In short, Schleiermacher’s way of thinking might encourage students to avoid individualistic characterizations of self and one’s relation to the world, and atomistic understandings of social forces. Individualism and atomism are ways of understanding self and world that can motivate students to engage in volunteering efforts and help them feel that they are making a difference, but these efforts and feelings are not likely to have a lasting or transformative impact on the structures of society.
The mismatch between Schleiermacher’s thought and the desires of Millennial students to hear in institutions of higher education about their unique and irreplaceable calling might seem unfortunate. Because of this mismatch, I am not able to tell my students that I will use my research interests to help them intellectually frame and then find that one thing that only they can do, which will visibly make a monumental difference in the world, and be accompanied by all the gravitas that God-talk can summon. I am not able to capitalize on their desire to feel especially called-out, unique, and important.

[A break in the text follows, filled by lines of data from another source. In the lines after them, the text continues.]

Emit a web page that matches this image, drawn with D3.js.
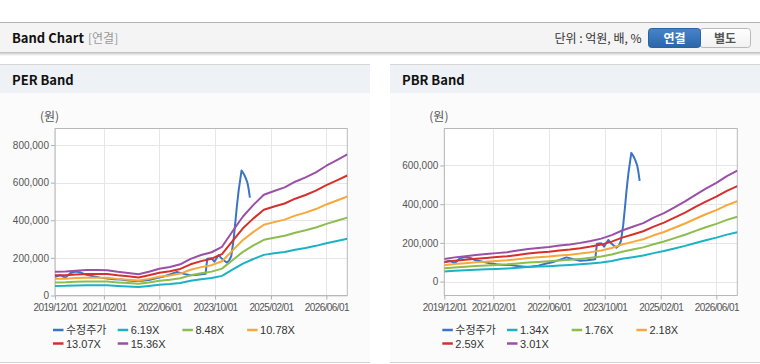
<!DOCTYPE html>
<html><head><meta charset="utf-8">
<script src="https://cdn.jsdelivr.net/npm/d3@7"></script>
<style>
html,body{margin:0;padding:0;background:#fff;}
svg{display:block;}
</style></head>
<body>
<svg id="chart" width="760" height="364"></svg>
<script>
// ---------- DATA ----------
const bandDates = ["2019-12-01","2020-03-01","2020-06-01","2020-09-01","2020-12-01","2021-03-01","2021-06-01","2021-09-01","2021-12-01","2022-03-01","2022-06-01","2022-09-01","2022-12-01","2023-03-01","2023-06-01","2023-09-01","2023-12-01","2024-03-01","2024-06-01","2024-09-01","2024-12-01","2025-03-01","2025-06-01","2025-09-01","2025-12-01","2026-03-01","2026-06-01","2026-09-01","2026-12-01"];

const priceDates = ["2019-12-01","2020-01-15","2020-03-01","2020-04-15","2020-06-01","2020-07-15","2020-09-01","2020-11-01","2021-01-01","2021-03-01","2021-05-01","2021-07-01","2021-09-01","2021-11-01","2022-01-01","2022-03-01","2022-05-01","2022-07-01","2022-09-01","2022-11-01","2023-01-01","2023-03-01","2023-05-01","2023-07-10","2023-07-25","2023-09-01","2023-09-25","2023-11-01","2023-12-01","2024-01-10","2024-02-01","2024-02-20","2024-03-10","2024-03-25","2024-04-10","2024-04-25","2024-05-20","2024-06-10","2024-06-25","2024-07-10","2024-07-20","2024-08-01"];
const priceValues = [100000,108000,95000,120000,127000,122000,110000,102000,95000,90000,86000,85000,80000,77000,78000,82000,92000,100000,112000,125000,115000,108000,110000,115000,195000,198000,180000,215000,195000,175000,185000,210000,290000,380000,480000,560000,665000,645000,625000,600000,570000,520000];

const perLabels = ["수정주가","6.19X","8.48X","10.78X","13.07X","15.36X"];
const per619  = [50800,51200,53200,54400,54400,54000,50800,48400,45500,50800,57200,61300,66900,78600,86600,92700,104400,137000,169300,194200,216000,224100,231700,243800,253100,264000,278100,290200,302300];
const per848  = [69600,70100,72900,74500,74500,74000,69600,66300,62400,69600,78400,83900,91600,107700,118700,127000,143000,187700,231900,266100,295900,307000,317500,334000,346700,361600,380900,397500,414100];
const per1078 = [88400,89100,92600,94700,94700,94000,88400,84200,79300,88400,99700,106700,116500,136900,150900,161400,181800,238600,294800,338300,376200,390200,403500,424600,440700,459700,484200,505300,526400];
const per1307 = [107200,108100,112300,114900,114900,114000,107200,102100,96200,107200,120800,129300,141200,165900,182900,195700,220400,289300,357400,410100,456100,473100,489300,514800,534400,557300,587100,612600,638200];
const per1536 = [126000,127000,132000,135000,135000,134000,126000,120000,113000,126000,142000,152000,166000,195000,215000,230000,259000,340000,420000,482000,536000,556000,575000,605000,628000,655000,690000,720000,750000];

const pbrLabels = ["수정주가","1.34X","1.76X","2.18X","2.59X","3.01X"];
const pbr134 = [52100,55700,58300,61000,63200,65400,67700,71200,74800,77500,79700,82800,85500,89000,93500,98800,106800,117500,126000,134400,146900,157600,171000,184300,199400,213700,227100,242600,255100];
const pbr176 = [68400,73100,76600,80100,83000,85900,88900,93600,98200,101700,104700,108800,112300,116900,122800,129800,140300,154400,165500,176600,192900,207000,224500,242100,261900,280700,298200,318700,335000];
const pbr218 = [84700,90500,94900,99200,102900,106500,110100,115900,121700,126000,129600,134700,139100,144900,152100,160800,173800,191200,205000,218700,239000,256400,278100,299900,324500,347700,369400,394700,415000];
const pbr259 = [100700,107600,112700,117900,122200,126500,130800,137700,144600,149700,154000,160100,165200,172100,180700,191000,206500,227200,243500,259900,284000,304600,330400,356200,385500,413000,438900,469000,493100];
const pbr301 = [117000,125000,131000,137000,142000,147000,152000,160000,168000,174000,179000,186000,192000,200000,210000,222000,240000,264000,283000,302000,330000,354000,384000,414000,448000,480000,510000,545000,573000];

const xTickLabels = ["2019/12/01","2021/02/01","2022/06/01","2023/10/01","2025/02/01","2026/06/01"];
const perYTicks = [0,200000,400000,600000,800000];
const pbrYTicks = [0,200000,400000,600000];
const xDomain = ["2019-12-01","2026-12-01"];
const perYDomain = [0,888000];
const pbrYDomain = [-72000,791000];

const colors = ["#3a74c6","#1cb2c6","#8cbd4f","#f6a93a","#d6302c","#9950a6"];

// ---------- DRAW ----------
const svg = d3.select("#chart");
const parse = d3.timeParse("%Y-%m-%d");
const parseTick = d3.timeParse("%Y/%m/%d");
const KR = "'Noto Sans CJK KR','Noto Sans',sans-serif";
const LAT = "'Liberation Sans','Noto Sans CJK KR',sans-serif";

// top bar
const defs = svg.append("defs");
const sh = defs.append("linearGradient").attr("id","shadow").attr("x1",0).attr("x2",0).attr("y1",0).attr("y2",1);
sh.append("stop").attr("offset","0").attr("stop-color","#cfcfcf");
sh.append("stop").attr("offset","1").attr("stop-color","#ffffff");
const bg1 = defs.append("linearGradient").attr("id","btnBlue").attr("x1",0).attr("x2",0).attr("y1",0).attr("y2",1);
bg1.append("stop").attr("offset","0").attr("stop-color","#4684c9");
bg1.append("stop").attr("offset","1").attr("stop-color","#2b66aa");
const bg2 = defs.append("linearGradient").attr("id","btnWhite").attr("x1",0).attr("x2",0).attr("y1",0).attr("y2",1);
bg2.append("stop").attr("offset","0").attr("stop-color","#ffffff");
bg2.append("stop").attr("offset","1").attr("stop-color","#f1f1f1");

svg.append("rect").attr("x",0).attr("y",22).attr("width",760).attr("height",31).attr("fill","#f4f4f4");
svg.append("rect").attr("x",0).attr("y",53).attr("width",760).attr("height",3).attr("fill","url(#shadow)");
svg.append("line").attr("x1",0).attr("x2",760).attr("y1",22.5).attr("y2",22.5).attr("stroke","#b3b3b3");
svg.append("line").attr("x1",0).attr("x2",760).attr("y1",52.5).attr("y2",52.5).attr("stroke","#c4c4c4");

svg.append("text").attr("x",12).attr("y",43).attr("font-family",KR).attr("font-weight","bold")
  .attr("font-size",13).attr("fill","#111").text("Band Chart");
svg.append("text").attr("x",88).attr("y",43).attr("font-family",KR)
  .attr("font-size",12).attr("fill","#999").text("[연결]");
svg.append("text").attr("x",641.5).attr("y",43).attr("text-anchor","end").attr("font-family",KR)
  .attr("font-size",12).attr("fill","#333").text("단위 : 억원, 배, %");

svg.append("rect").attr("x",700).attr("y",28.5).attr("width",50.5).attr("height",19).attr("rx",3)
  .attr("fill","url(#btnWhite)").attr("stroke","#b9b9b9");
svg.append("rect").attr("x",648.5).attr("y",28.5).attr("width",52).attr("height",19).attr("rx",3)
  .attr("fill","url(#btnBlue)").attr("stroke","#2a62a3");
svg.append("text").attr("x",674.5).attr("y",42.5).attr("text-anchor","middle").attr("font-family",KR)
  .attr("font-weight","bold").attr("font-size",12).attr("fill","#fff").text("연결");
svg.append("text").attr("x",725).attr("y",42.5).attr("text-anchor","middle").attr("font-family",KR)
  .attr("font-weight","bold").attr("font-size",12).attr("fill","#555").text("별도");

function drawPanel(opt){
  const g = svg.append("g");
  const px0 = opt.px0, px1 = opt.px1;
  g.append("rect").attr("x",px0).attr("y",64).attr("width",px1-px0).attr("height",299).attr("fill","#fbfbfb");
  g.append("rect").attr("x",px0).attr("y",64).attr("width",px1-px0).attr("height",29).attr("fill","#eef1f6");
  g.append("line").attr("x1",px0).attr("x2",px1).attr("y1",64.5).attr("y2",64.5).attr("stroke","#d6d6d6");
  g.append("line").attr("x1",px0).attr("x2",px1).attr("y1",362.5).attr("y2",362.5).attr("stroke","#d2d2d2");
  g.append("text").attr("x",px0+12).attr("y",85).attr("font-family",KR).attr("font-weight","bold")
    .attr("font-size",13).attr("fill","#111").text(opt.title);
  g.append("text").attr("x",opt.left-15).attr("y",121).attr("font-family",KR)
    .attr("font-size",12).attr("fill","#555").text("(원)");

  const top = 128.5, bottom = 295.5;
  const x = d3.scaleTime().domain(xDomain.map(parse)).range([opt.left, opt.right]);
  const y = d3.scaleLinear().domain(opt.yDomain).range([bottom, top]);

  g.append("rect").attr("x",opt.left).attr("y",top).attr("width",opt.right-opt.left).attr("height",bottom-top)
    .attr("fill","#fff");

  const xt = xTickLabels.map(parseTick);
  // grid
  g.append("g").selectAll("line").data(opt.yTicks).join("line")
    .attr("x1",opt.left).attr("x2",opt.right)
    .attr("y1",d=>Math.round(y(d))+0.5).attr("y2",d=>Math.round(y(d))+0.5)
    .attr("stroke","#e6e6e6");
  g.append("g").selectAll("line").data(xt).join("line")
    .attr("x1",d=>Math.round(x(d))+0.5).attr("x2",d=>Math.round(x(d))+0.5)
    .attr("y1",top).attr("y2",bottom)
    .attr("stroke","#e6e6e6");

  // axes
  const yAxis = d3.axisLeft(y).tickValues(opt.yTicks).tickFormat(d3.format(",")).tickSize(4).tickPadding(2);
  const ya = g.append("g").attr("transform",`translate(${opt.left},0)`).call(yAxis);
  ya.select(".domain").remove();
  ya.selectAll(".tick line").attr("stroke","#b0b0b0");
  ya.selectAll("text").attr("font-family",LAT).attr("font-size",10).attr("fill","#555");

  const xAxis = d3.axisBottom(x).tickValues(xt).tickFormat((d,i)=>xTickLabels[i]).tickSize(4).tickPadding(4);
  const xa = g.append("g").attr("transform",`translate(0,${bottom})`).call(xAxis);
  xa.select(".domain").remove();
  xa.selectAll(".tick line").attr("stroke","#b0b0b0");
  xa.selectAll("text").attr("font-family",LAT).attr("font-size",10).attr("letter-spacing","-0.6px").attr("fill","#555");

  // frame
  g.append("rect").attr("x",opt.left).attr("y",top).attr("width",opt.right-opt.left).attr("height",bottom-top)
    .attr("fill","none").attr("stroke","#b8b8b8");

  // clip
  const cid = "clip"+opt.title.replace(/\s/g,"");
  defs.append("clipPath").attr("id",cid).append("rect")
    .attr("x",opt.left).attr("y",top).attr("width",opt.right-opt.left).attr("height",bottom-top);
  const lines = g.append("g").attr("clip-path",`url(#${cid})`);
  const line = d3.line().x(d=>x(d[0])).y(d=>y(d[1]));

  const price = priceDates.map((d,i)=>[parse(d), priceValues[i]]);
  lines.append("path").datum(price).attr("d",line).attr("fill","none")
    .attr("stroke",colors[0]).attr("stroke-width",2).attr("stroke-linejoin","round");
  opt.bands.forEach((arr,k)=>{
    const pts = bandDates.map((d,i)=>[parse(d), arr[i]]);
    lines.append("path").datum(pts).attr("d",line).attr("fill","none")
      .attr("stroke",colors[k+1]).attr("stroke-width",2).attr("stroke-linejoin","round");
  });

  // legend
  const lg = g.append("g");
  opt.labels.forEach((lab,i)=>{
    const col = i%4, row = Math.floor(i/4);
    const lx = opt.left - 2 + col*64.7;
    const ly = 330 + row*13.5;
    lg.append("line").attr("x1",lx).attr("x2",lx+10.5).attr("y1",ly).attr("y2",ly)
      .attr("stroke",colors[i]).attr("stroke-width",2.5);
    lg.append("text").attr("x",lx+13).attr("y",ly+4).attr("font-family",LAT)
      .attr("font-size",11).attr("fill","#333").text(lab);
  });
}

drawPanel({px0:0, px1:370, title:"PER Band", left:55, right:347.3, yDomain:perYDomain, yTicks:perYTicks,
  bands:[per619,per848,per1078,per1307,per1536], labels:perLabels});
drawPanel({px0:390, px1:760, title:"PBR Band", left:444.3, right:737.3, yDomain:pbrYDomain, yTicks:pbrYTicks,
  bands:[pbr134,pbr176,pbr218,pbr259,pbr301], labels:pbrLabels});
</script>
</body></html>
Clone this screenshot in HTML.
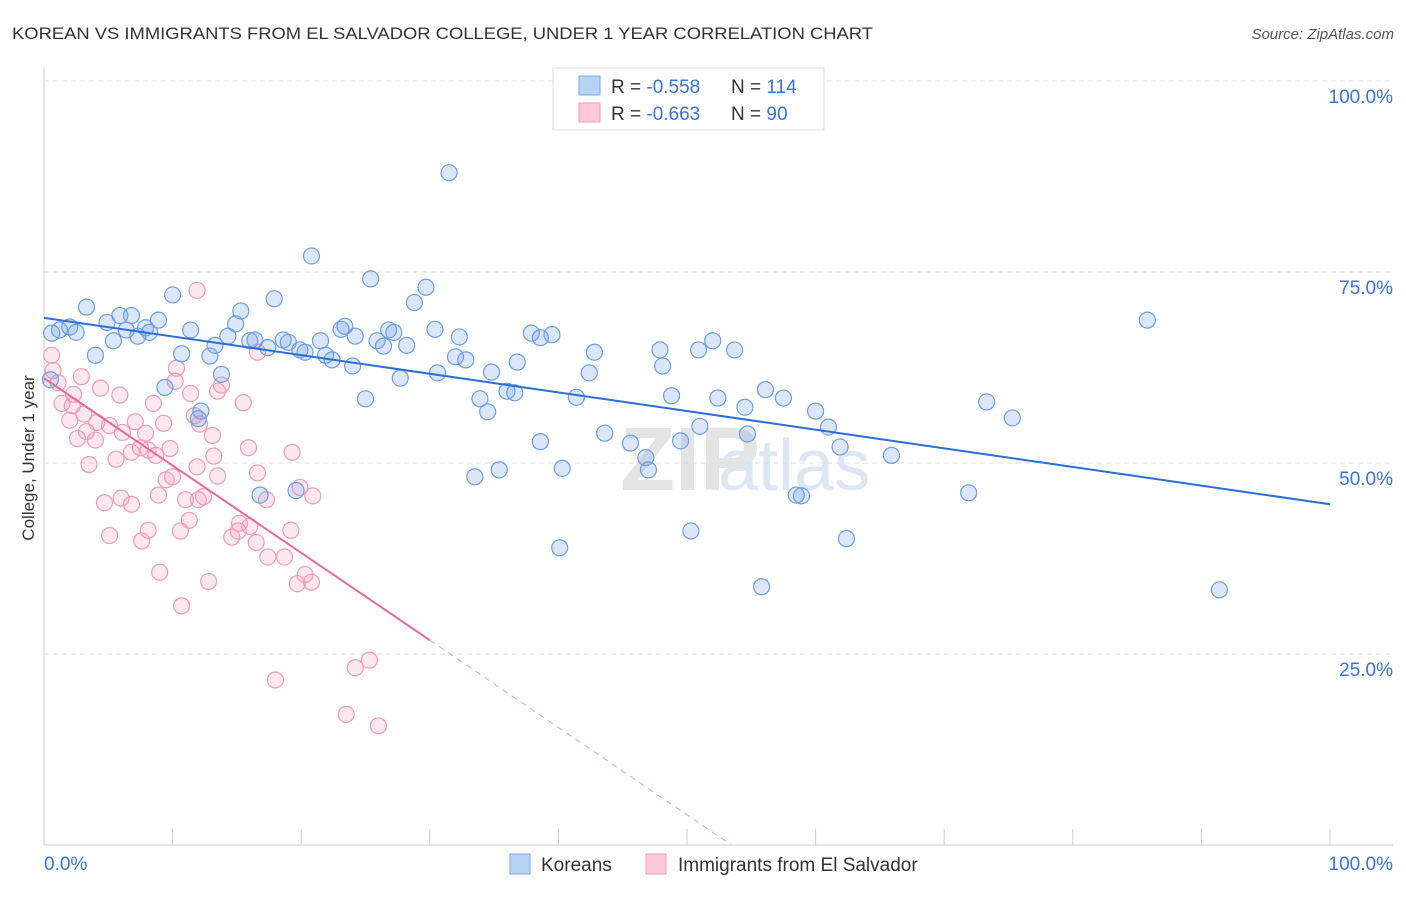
<!DOCTYPE html>
<html><head><meta charset="utf-8">
<style>
body{margin:0;background:#fff;font-family:"Liberation Sans",sans-serif;}
svg text{font-family:"Liberation Sans",sans-serif;}
</style></head>
<body>
<svg id="chart" width="1406" height="892">
<text x="12" y="39" font-size="17" fill="#333" textLength="861" lengthAdjust="spacingAndGlyphs">KOREAN VS IMMIGRANTS FROM EL SALVADOR COLLEGE, UNDER 1 YEAR CORRELATION CHART</text>
<text x="1394" y="39" font-size="15" fill="#555" font-style="italic" text-anchor="end">Source: ZipAtlas.com</text>
<text x="0" y="0" transform="translate(34,458) rotate(-90)" font-size="17" fill="#333" text-anchor="middle">College, Under 1 year</text>
<text x="620" y="490" font-size="90" fill="#e4e4e4" font-family="Liberation Serif" font-weight="bold">ZIP</text>
<text x="718" y="490" font-size="72" fill="#dde6f3">atlas</text>
<g id="grid"></g><g id="pts"></g><g id="lines"></g>
<g>
<rect x="553" y="68" width="271" height="62" fill="#fff" stroke="#ddd"/>
<rect x="579" y="76" width="21" height="19" fill="#b8d2f4" stroke="#7aa6e6"/>
<rect x="579" y="103" width="21" height="19" fill="#fbc9d8" stroke="#f09ab8"/>
<text x="611" y="93" font-size="19" fill="#333">R = <tspan fill="#3a74d6">-0.558</tspan><tspan x="731">N = </tspan><tspan fill="#3a74d6">114</tspan></text>
<text x="611" y="120" font-size="19" fill="#333">R = <tspan fill="#3a74d6">-0.663</tspan><tspan x="731">N = </tspan><tspan fill="#3a74d6"> 90</tspan></text>
</g>
<g>
<rect x="510" y="854" width="20" height="20" fill="#b8d2f4" stroke="#7aa6e6"/>
<text x="541" y="871" font-size="19" fill="#333">Koreans</text>
<rect x="646" y="854" width="20" height="20" fill="#fbc9d8" stroke="#f09ab8"/>
<text x="678" y="871" font-size="19" fill="#333">Immigrants from El Salvador</text>
</g>
</svg>
<script>
const yTicks=[25,50,75,100];
const xTickLabels=["0.0%","100.0%"];
const blueX=[31.5,20.8,25.4,29.7,10.0,17.9,28.8,3.3,15.3,5.9,6.8,8.9,4.9,14.9,85.8,2.0,1.2,2.5,6.4,7.9,8.2,11.4,23.1,23.4,26.8,27.2,30.4,14.3,5.4,7.3,13.3,16.0,16.4,18.6,19.0,21.5,24.2,25.9,26.4,28.2,32.3,37.9,38.6,39.5,52.0,4.0,10.7,12.9,17.4,19.9,20.3,21.9,22.4,24.0,32.0,32.8,36.8,42.8,47.9,50.9,53.7,48.1,34.8,30.6,42.4,27.7,13.8,9.4,0.5,56.1,36.0,36.6,25.0,33.9,41.4,48.8,52.4,57.5,73.3,54.5,34.5,12.2,12.0,60.0,75.3,51.0,61.0,43.6,54.7,38.6,45.6,49.5,61.9,65.9,46.8,40.3,47.0,35.4,33.5,16.8,19.6,58.5,58.9,71.9,50.3,62.4,40.1,55.8,91.4,0.6];
const blueY=[88.0,77.1,74.1,73.0,72.0,71.5,71.0,70.4,69.9,69.3,69.3,68.7,68.4,68.2,68.7,67.8,67.4,67.1,67.4,67.7,67.1,67.4,67.5,67.9,67.4,67.1,67.5,66.6,66.0,66.6,65.4,66.0,66.1,66.1,65.8,66.0,66.6,66.0,65.3,65.4,66.5,67.0,66.4,66.8,66.0,64.1,64.3,64.0,65.1,64.8,64.5,64.1,63.5,62.7,63.9,63.5,63.2,64.5,64.8,64.8,64.8,62.7,61.9,61.8,61.8,61.1,61.6,59.9,60.9,59.6,59.4,59.2,58.4,58.4,58.6,58.8,58.5,58.5,58.0,57.3,56.7,56.8,55.8,56.8,55.9,54.8,54.7,53.9,53.8,52.8,52.6,52.9,52.1,51.0,50.7,49.3,49.1,49.1,48.2,45.8,46.4,45.8,45.7,46.1,41.1,40.1,38.9,33.8,33.4,67.0];
const pinkX=[11.9,16.6,0.6,0.7,10.3,2.9,1.1,10.2,4.4,13.8,2.3,5.9,11.4,13.5,1.4,2.2,8.5,15.5,3.1,11.7,2.0,4.1,7.1,9.3,5.1,12.1,3.3,6.1,7.9,2.6,4.0,13.1,9.8,7.5,15.9,19.3,6.8,8.1,8.7,13.2,5.6,3.5,11.9,16.6,13.5,10.0,9.5,19.9,8.9,11.0,12.0,12.4,20.9,6.0,4.7,6.8,17.3,11.3,15.2,16.0,8.1,15.1,10.6,19.2,5.1,14.6,7.6,16.5,17.4,18.7,9.0,20.3,12.8,19.7,20.8,10.7,25.3,24.2,18.0,23.5,26.0];
const pinkY=[72.6,64.5,64.1,62.1,62.4,61.3,60.5,60.7,59.8,60.2,59.0,58.9,59.1,59.4,57.8,57.5,57.8,57.9,56.4,56.2,55.6,55.3,55.4,55.2,54.9,55.1,54.1,54.0,53.9,53.2,53.0,53.6,51.9,52.0,52.0,51.4,51.4,51.7,51.0,50.9,50.5,49.8,49.5,48.7,48.3,48.2,47.8,46.8,45.8,45.2,45.2,45.6,45.7,45.4,44.8,44.6,45.2,42.5,42.1,41.7,41.2,41.1,41.1,41.2,40.5,40.3,39.8,39.6,37.7,37.7,35.7,35.4,34.5,34.2,34.4,31.3,24.2,23.2,21.6,17.1,15.6];
const blueLine=[69.0,44.6];
const pinkLine=[61.1,-1.143];
const X0=44,X1=1330,Y0=845,Y100=81;
const sx=v=>X0+(X1-X0)*v/100, sy=v=>Y0-(Y0-Y100)*v/100;
const NS="http://www.w3.org/2000/svg";
function mk(tag,attrs,parent){const e=document.createElementNS(NS,tag);for(const k in attrs)e.setAttribute(k,attrs[k]);parent.appendChild(e);return e;}
const grid=document.getElementById('grid');
mk('line',{x1:44,y1:68,x2:44,y2:845,stroke:'#ccc'},grid);
mk('line',{x1:44,y1:845,x2:1393,y2:845,stroke:'#ccc'},grid);
yTicks.forEach(t=>{
  const g=mk('line',{x1:44,y1:sy(t),x2:1393,y2:sy(t),stroke:'#ddd','stroke-dasharray':'5,4'},grid);
  
  
  const tx=mk('text',{x:1393,y:sy(t)+22,'font-size':19,fill:'#3a74d6','text-anchor':'end'},grid);
  tx.textContent=t.toFixed(1)+'%';
  
  
});
for(let i=1;i<=10;i++){mk('line',{x1:sx(i*10),y1:829,x2:sx(i*10),y2:845,stroke:'#ccc'},grid);}
const l0=mk('text',{x:44,y:870,'font-size':19,fill:'#3a74d6'},grid);l0.textContent=xTickLabels[0];


const l1=mk('text',{x:1393,y:870,'font-size':19,fill:'#3a74d6','text-anchor':'end'},grid);l1.textContent=xTickLabels[1];


const pts=document.getElementById('pts');
pinkX.forEach((x,i)=>{const c=mk('circle',{cx:sx(x),cy:sy(pinkY[i]),r:8,fill:'rgba(245,150,180,0.22)',stroke:'#f29ab9','stroke-width':1.2},pts);

});
blueX.forEach((x,i)=>{const c=mk('circle',{cx:sx(x),cy:sy(blueY[i]),r:8,fill:'rgba(110,160,230,0.25)',stroke:'#6c9ee0','stroke-width':1.2},pts);

});
const lines=document.getElementById('lines');
const bl=mk('line',{x1:sx(0),y1:sy(blueLine[0]),x2:sx(100),y2:sy(blueLine[1]),stroke:'#2a6fd6','stroke-width':2},lines);


const pe=-pinkLine[0]/pinkLine[1];
const pl=mk('line',{x1:sx(0),y1:sy(pinkLine[0]),x2:sx(30),y2:sy(pinkLine[0]+pinkLine[1]*30),stroke:'#e8689a','stroke-width':2},lines);


const pd=mk('line',{x1:sx(30),y1:sy(pinkLine[0]+pinkLine[1]*30),x2:sx(pe),y2:sy(0),stroke:'#f0a0bd','stroke-width':1,'stroke-dasharray':'6,5'},lines);


</script>
</body></html>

The great advantage of the mismatch, however, is that I can ask my students to consider their involvement in the world as one piece of humanity’s collaborative work. This might lead me to say (or at least think) things like, “Your deep gladness, discerned in your prayer closet, is probably not all that important to your future employers.” And, “The ‘world’s deep need’ is so unfathomably complex that you will not be able to diagnose any portion of it properly until you are much older, if at all; and even then you will not be able to satisfy that need by yourself.” And even, “God isn’t going to intervene in your life on account of the deepest desires of your heart, placing opportunities in front of you that will become your existential fulfillment.” Admittedly, none of these remarks are warm and fuzzy. I have no “feels.”
But the earlier students can understand that identifying the confluence of their “deep gladness” and the world’s “deep need” is exceedingly difficult and has nothing to do with being adequately equipped for a career within that confluence, the better. And the more they come to see themselves as part of a landscape over which they have limited control or influence, the less they might feel the weight of the world on their shoulders, as though its salvation depends on them alone. Hopefully, they may come to simply open their eyes to the world around them and begin to investigate the complexity of the structures within which they live. They might find structures that need challenging or further development, and this, in turn, might lead to actions that make systemic, rather than ad hoc, change.
Will this perspective on vocational inquiry help institutions of higher education form Millennials and future generations of students who will become politically engaged in more ways than posting on social media? Will it lead to responsible entrepreneurship rather than simply volunteering after-hours? Will it get them out of the chaplain’s office (fine as that might be, for a time) and into the lab? Perhaps, at least, it could help students’ educators and mentors avoid using religion to keep students’ insulating and isolating blinders on, and get them engaged in systemic efforts toward justice.
Shelli M. Poe is Assistant Professor of Religious Studies and Director of Vocation, Ethics, and Society and the Director of the Initiative of Vocational Inquiry at Millsaps College.